The top 10 Smart City use cases that are being prioritized now

In short

  • Cities are increasingly relying on IoT technology to become “smart”.
  • IoT Analytics published a comprehensive 134-page report studying the initiatives of some of the world’s smartest cities such as London, Beijing, Berlin, Barcelona, and Dubai.
  • “Connected public transport” is the #1 IoT use case for Smart Cities, followed by traffic monitoring, and water level monitoring. This article highlights the top 10 use cases that Smart Cities are implementing.

Why it matters

  • IoT technology helps cities curb inefficiencies, fight rising pollution levels, and lift the quality of life of their citizens
  • The report provides quantitative data to support cities as well as their technology vendors in decision-making on their IoT initiatives, provides technology/implementation trends, and a view on leading vendors.
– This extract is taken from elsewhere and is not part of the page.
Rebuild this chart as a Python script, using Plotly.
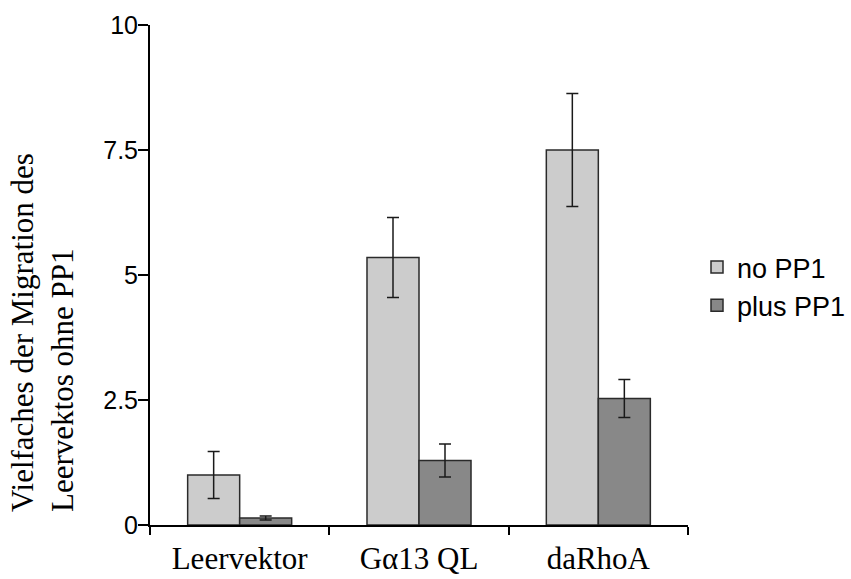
import plotly.graph_objects as go

# Migration data: fold change relative to empty vector without PP1
categories = ["Leervektor", "Gα13 QL", "daRhoA"]
no_pp1 = [1.0, 5.35, 7.5]
no_pp1_err = [0.47, 0.8, 1.13]
plus_pp1 = [0.14, 1.29, 2.53]
plus_pp1_err = [0.04, 0.33, 0.38]
y_ticks = [0, 2.5, 5, 7.5, 10]
y_ticklabels = ["0", "2.5", "5", "7.5", "10"]

SERIF = "Liberation Serif"
SANS = "Liberation Sans"

fig = go.Figure()
fig.add_trace(go.Bar(
    name="no PP1", x=categories, y=no_pp1,
    marker=dict(color="#cccccc", line=dict(color="#2a2a2a", width=1.5)),
    error_y=dict(type="data", array=no_pp1_err, color="#1a1a1a", thickness=1.5, width=6),
))
fig.add_trace(go.Bar(
    name="plus PP1", x=categories, y=plus_pp1,
    marker=dict(color="#888888", line=dict(color="#2a2a2a", width=1.5)),
    error_y=dict(type="data", array=plus_pp1_err, color="#1a1a1a", thickness=1.5, width=6),
))

# plot area: x 150..688 px, y 25..525 px
L, R, T, B = 150, 163, 25, 54
W, H = 851 - L - R, 579 - T - B

def px_x(p):
    return (p - L) / W

def px_y(p):
    return (579 - B - p) / H

fig.update_layout(
    width=851, height=579,
    margin=dict(l=L, r=R, t=T, b=B, autoexpand=False),
    paper_bgcolor="white", plot_bgcolor="white",
    barmode="group", bargap=0.42, bargroupgap=0,
    showlegend=True,
    legend=dict(
        x=px_x(697), y=px_y(243), xanchor="left", yanchor="top",
        font=dict(family=SANS, size=27, color="black"),
        bgcolor="rgba(0,0,0,0)", borderwidth=0,
    ),
    xaxis=dict(
        showline=True, linecolor="black", linewidth=2,
        ticks="outside", ticklen=8, tickwidth=2, tickcolor="black",
        tickson="boundaries", ticklabelstandoff=5,
        tickfont=dict(family=SERIF, size=31, color="black"),
        showgrid=False, zeroline=False, automargin=False,
    ),
    yaxis=dict(
        range=[0, 10], showline=True, linecolor="black", linewidth=2,
        ticks="outside", ticklen=10, tickwidth=2, tickcolor="black",
        ticklabelstandoff=-5,
        tickvals=y_ticks, ticktext=y_ticklabels,
        tickfont=dict(family=SANS, size=25, color="black"),
        showgrid=False, zeroline=False, automargin=False,
    ),
)

# white panel next to the tick labels (clips "7.5" and "2.5")
fig.add_shape(type="rect", xref="paper", yref="paper",
              x0=px_x(74), x1=px_x(103), y0=px_y(440), y1=px_y(110),
              fillcolor="white", line=dict(width=0), layer="above")

fig.add_annotation(
    text="Vielfaches der Migration des<br>Leervektos ohne PP1",
    xref="paper", yref="paper", x=px_x(42), y=px_y(333),
    xanchor="center", yanchor="middle", textangle=-90, align="left",
    showarrow=False, font=dict(family=SERIF, size=31, color="black"),
)

fig.write_html("out.html")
The journey to becoming a Smart City  

Do you remember what it was like to wait and not know when the bus or train would arrive as it was seemingly running late?
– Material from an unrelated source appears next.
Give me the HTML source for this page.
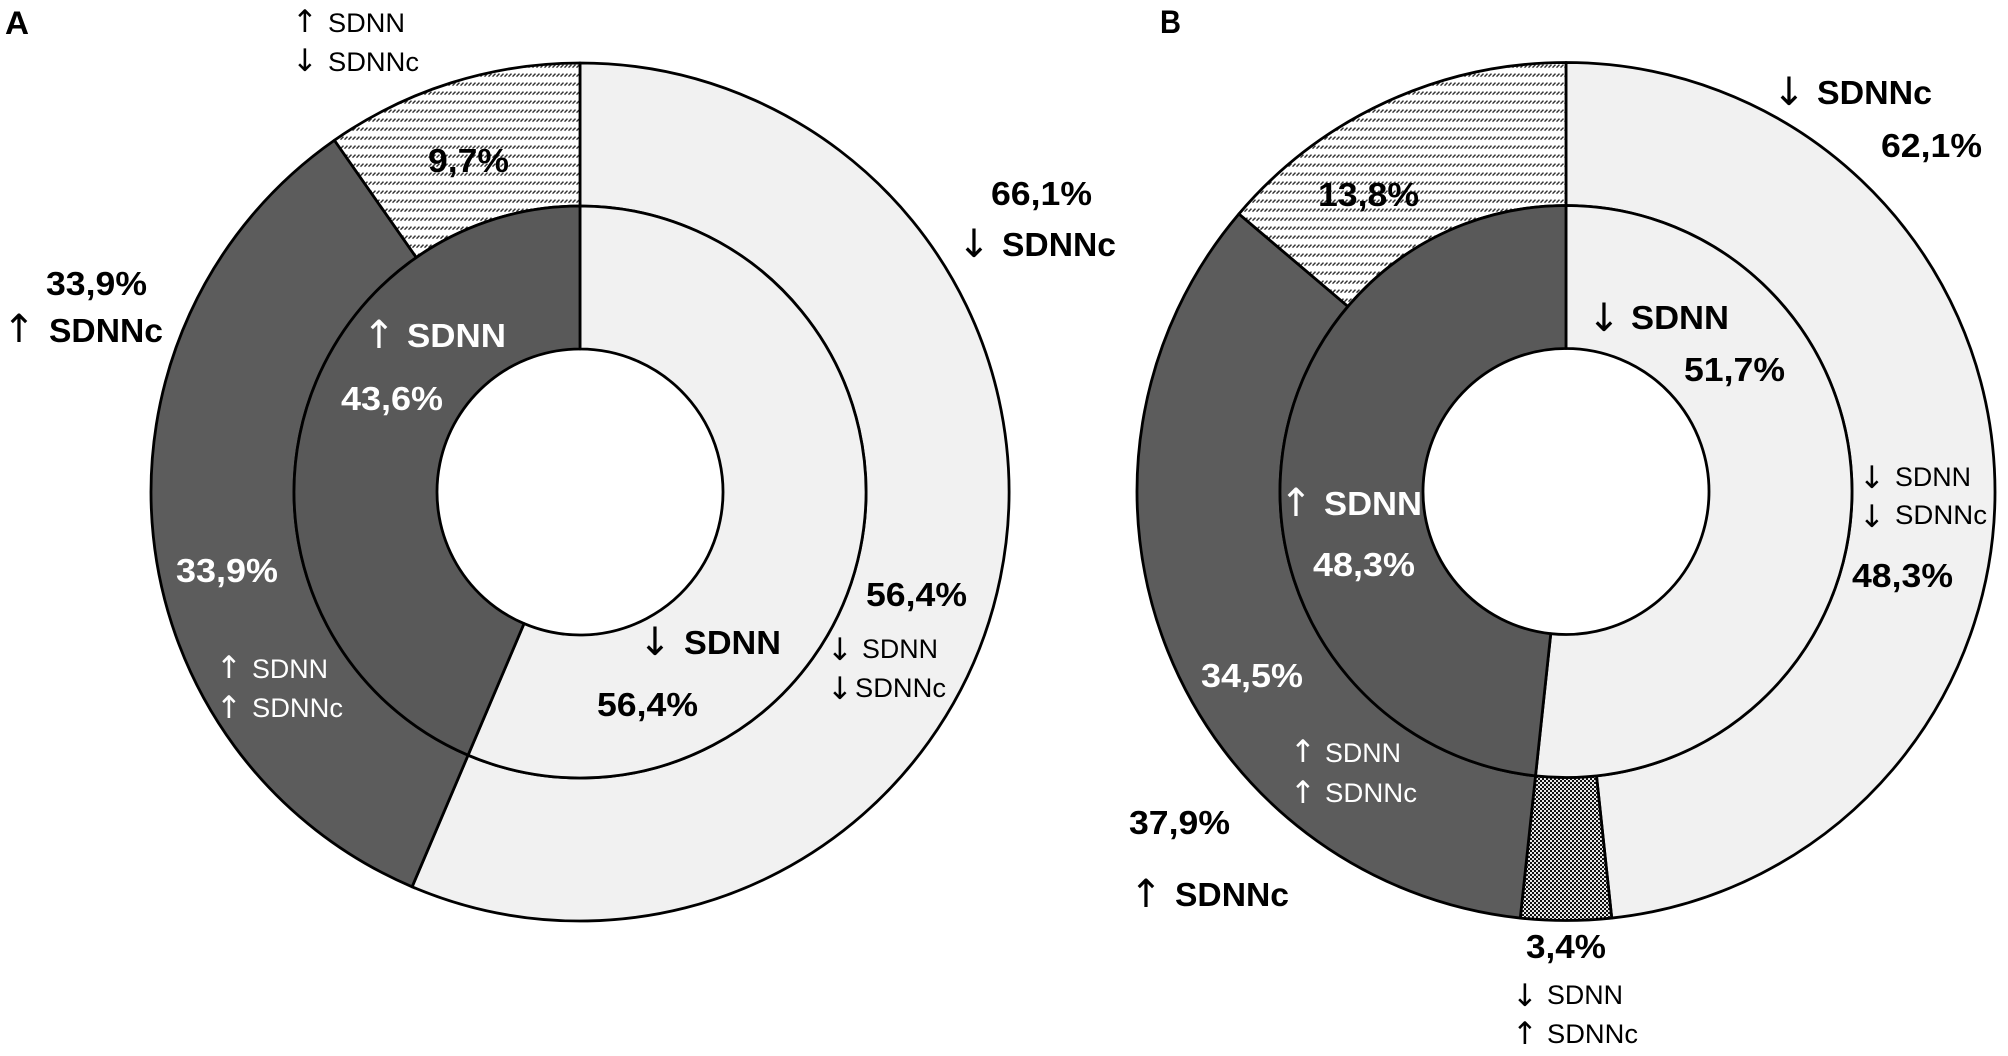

Millions of people had these worries every day on their way to/from work or elsewhere – this was before the arrival of IoT, less than 20 years ago.

Things are different today and, in many places, these worries are a thing of the past. In fact, “Connected Public Transport” is the #1 leading Smart City Use Case in 2020, as the majority of Smart Cities around the world have adopted smart systems that provide their citizens with technology so they can commute easier, faster, and more reliably with public transport.

This is according to the recently published Smart City Use Cases & Technology Adoption Report 2020 in which IoT Analytics surveyed key decision-makers from 50 cities around the globe on the details of their Smart City initiatives. (for a list of the cities surveyed see here).

The study shows that cities around the world are looking to Smart City technology to help address problems that are and will continue to impede the quality of life of its citizens. These include increasing operational efficiency and improving decision making in the short term while addressing long term challenges of sustainability and pollution in ever-growing cities.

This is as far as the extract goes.